Because we never want to give our website visitors all of our data, we present them in pages and let users load more as they please.
One method of paging, AKA pagination, in SQL that's easy is to limit a query to a certain number and when you want the next page, set an offset.
For example, here's a query for the second page of a blog
SELECT * from posts ORDER BY created_at LIMIT 10 OFFSET 10
However, for larger databases, this is not a good solution.
To demonstrate, I created a database and filled it 2,000,000 tweets. Well, not real tweets but just rows of data.
The database is on my laptop and is only 500mb in size so don't worry too much about the specific numbers in my results but what they represent.
First, I'm going to explain why using offset for pagination is not a good idea, and then present a few better ways of doing pagination.
Here's a graph showing how much time it takes to get each page. Notice that as the page number grows, the time needed to get that page increases linearly as well.
Results: 200,000 rows returned ~17.7s ~11,300 rows per second ** unable to paginate all 2 million rows under 5 minutes
This is because the way offsets works are by counting how many rows it should skip then giving your result. In other words, to get the results from rows 1,000 to 1,100 it needs to scan through the first 1,000 and then throw them away. Doesn't that seem a bit wasteful?
And that's not the only reason why offset is bad. What if in the middle of paging, another row is added or removed? Because the offset counts the rows manually for each page, it could under count because of the deleted row or over count because of a new row. Querying through offset will result in duplicate or missing results if your data is ever-changing.
There are better ways to paginate though! Here's one
You can page on pretty much anything you can order your data by.
For example, If you have an increasing id you can use it as a cursor to keep track of what page you were on. First, you get your results, then use the id of the last result to find the next page.

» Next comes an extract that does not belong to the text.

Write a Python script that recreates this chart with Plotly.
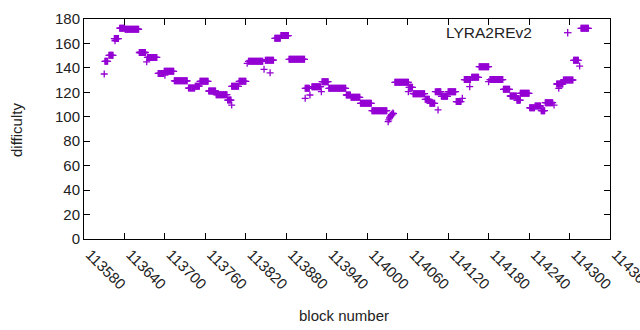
import plotly.graph_objects as go

# Runs of consecutive blocks sharing (visually) the same difficulty
run_start = [113611, 113617, 113625, 113633, 113641, 113662, 113674, 113690, 113699, 113714,
             113735, 113745, 113752, 113765, 113776, 113793, 113799, 113810, 113824, 113849,
             113863, 113872, 113884, 113908, 113918, 113933, 113943, 113969, 113976, 113990,
             114007, 114041, 114062, 114068, 114086, 114093, 114103, 114110, 114120, 114132,
             114144, 114155, 114166, 114182, 114202, 114212, 114222, 114227, 114241, 114249,
             114258, 114264, 114281, 114291, 114306, 114317]
run_end = [113615, 113623, 113631, 113640, 113661, 113671, 113688, 113698, 113713, 113733,
           113744, 113751, 113764, 113775, 113792, 113798, 113809, 113820, 113845, 113861,
           113871, 113883, 113907, 113914, 113931, 113942, 113968, 113975, 113989, 114006,
           114029, 114061, 114067, 114085, 114092, 114100, 114109, 114119, 114131, 114139,
           114153, 114165, 114180, 114201, 114211, 114221, 114226, 114240, 114248, 114257,
           114263, 114275, 114290, 114305, 114313, 114328]
run_diff = [145.4, 150.3, 164.0, 172.5, 171.6, 152.6, 148.6, 135.5, 137.2, 129.4,
            123.5, 125.0, 129.0, 121.1, 118.1, 113.7, 124.9, 129.0, 145.4, 146.3,
            164.2, 166.4, 147.0, 123.3, 124.6, 128.7, 123.3, 117.8, 115.9, 111.0,
            105.0, 128.2, 124.1, 118.9, 114.3, 111.0, 120.5, 116.7, 120.5, 112.4,
            130.4, 132.3, 141.0, 130.4, 122.5, 117.0, 113.5, 119.2, 107.4, 108.8,
            105.0, 111.5, 126.8, 130.1, 146.2, 172.4]

# Isolated blocks
pt_block = [113610, 113626, 113673, 113700, 113799, 113822, 113847, 113856, 113908, 113915,
            113932, 114031, 114032, 114033, 114034, 114035, 114036, 114037, 114038, 114039,
            114061, 114101, 114105, 114141, 114152, 114180, 114227, 114277, 114284, 114315]
pt_diff = [135.0, 162.2, 145.0, 134.0, 109.6, 143.7, 138.8, 136.0, 115.1, 117.8,
           120.5, 96.0, 97.5, 99.0, 100.0, 101.0, 102.0, 101.5, 103.0, 102.5,
           120.5, 120.5, 105.6, 115.1, 124.6, 128.7, 113.7, 109.6, 123.3, 141.5]

x_ticks = list(range(113580, 114361, 60))
y_ticks = list(range(0, 181, 20))

blocks, diffs = [], []
for s, e, d in zip(run_start, run_end, run_diff):
    for b in range(s, e + 1):
        blocks.append(b)
        diffs.append(d)
blocks += pt_block
diffs += pt_diff

COLOR = "#9400D3"
FONT = "Liberation Sans, Arial, sans-serif"

fig = go.Figure()
fig.add_trace(go.Scatter(
    x=blocks, y=diffs, mode="markers", name="LYRA2REv2",
    marker=dict(symbol="cross-thin", size=5, line=dict(color=COLOR, width=1.3), color=COLOR),
    showlegend=False, cliponaxis=False,
))

# Page body margin is removed by the post script, so the figure fills the window.
OFF = 0
W, H = 640 - OFF, 330 - OFF
L, R, T, B = 84 - OFF, 30, 19 - OFF, 91
pw, ph = W - L - R, H - T - B

def px(xp):  # window pixel -> paper fraction
    return (xp - OFF - L) / pw

def py(yp):
    return (H - B - (yp - OFF)) / ph

axis_common = dict(showline=True, linecolor="black", linewidth=1, mirror="ticks",
                   ticks="inside", ticklen=6, tickcolor="black", tickwidth=1,
                   showgrid=False, zeroline=False, automargin=False,
                   ticklabeloverflow="allow",
                   tickfont=dict(family=FONT, size=15, color="#222"))

fig.update_layout(
    width=W, height=H,
    margin=dict(l=L, r=R, t=T, b=B),
    plot_bgcolor="white", paper_bgcolor="white",
    font=dict(family=FONT, size=15, color="#222"),
    xaxis=dict(range=[113580, 114360], tickvals=x_ticks, ticktext=[str(v) for v in x_ticks],
               tickangle=45, ticklabelshift=6, **axis_common),
    yaxis=dict(range=[0, 180], tickvals=y_ticks, ticktext=[str(v) for v in y_ticks],
               **axis_common),
    annotations=[
        dict(text="block number", x=px(344), y=py(315), xref="paper", yref="paper",
             showarrow=False, xanchor="center", yanchor="middle",
             font=dict(family=FONT, size=15, color="#222")),
        dict(text="difficulty", x=px(16), y=py(130), xref="paper", yref="paper",
             showarrow=False, xanchor="center", yanchor="middle", textangle=-90,
             font=dict(family=FONT, size=15, color="#222")),
        dict(text="LYRA2REv2", x=px(534), y=py(32), xref="paper", yref="paper",
             showarrow=False, xanchor="right", yanchor="middle",
             font=dict(family=FONT, size=15.5, color="#222")),
    ],
    shapes=[
        dict(type="line", xref="paper", yref="paper", x0=px(564), x1=px(571.5),
             y0=py(32.7), y1=py(32.7), line=dict(color=COLOR, width=1.3)),
        dict(type="line", xref="paper", yref="paper", x0=px(567.7), x1=px(567.7),
             y0=py(29), y1=py(36.5), line=dict(color=COLOR, width=1.3)),
    ],
)

fig.write_html("out.html",
               config={"displayModeBar": False},
               post_script="document.body.style.margin='0';document.body.style.overflow='hidden';")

SELECT * FROM tweet WHERE id <= $last_id ORDER BY id DESC LIMIT 100 2,000,000 rows returned ~4.2s ~476,000 rows per second
This method is not only much faster but is also resilient to changing data! It doesn't matter if you deleted a row or added a new one since the pagination starts right where it left off.
Here's another graph showing the time it takes to page through 2 million rows of data, 100 rows at a time. Notice that it stays consistent!
The trade-off is that it cannot go to an arbitrary page, because we need the id to find the page. This is is a great trade-off for infinite scrolling websites like Reddit and Twitter.
Here's a more practical example of pagination based on the
It has the same advantages and one drawback as ID pagination. However, you will need to add an index for
(created_at, id) for optimal performance. I included id as well to break the tie on tweets created at the same time.
CREATE INDEX on tweet (created_at, id) SELECT * from tweet WHERE (created_at, id) <= ($prev_create_at, $prev_id) ORDER BY created_at DESC, id DESC LIMIT 100 2,000,000 rows returned ~4.70s ~425,000 rows per second
Should you really stop using
OFFSET in your SQL queries? Probably.
Practically, however, you could be completely fine with slightly slower results since users won't be blazing through your pages. It all depends on your system and what trade-offs you're willing to make to get the job done.
I think offset has its place but not as a tool for pagination. It is much slower and less memory efficient than its easy alternatives. Thanks for reading!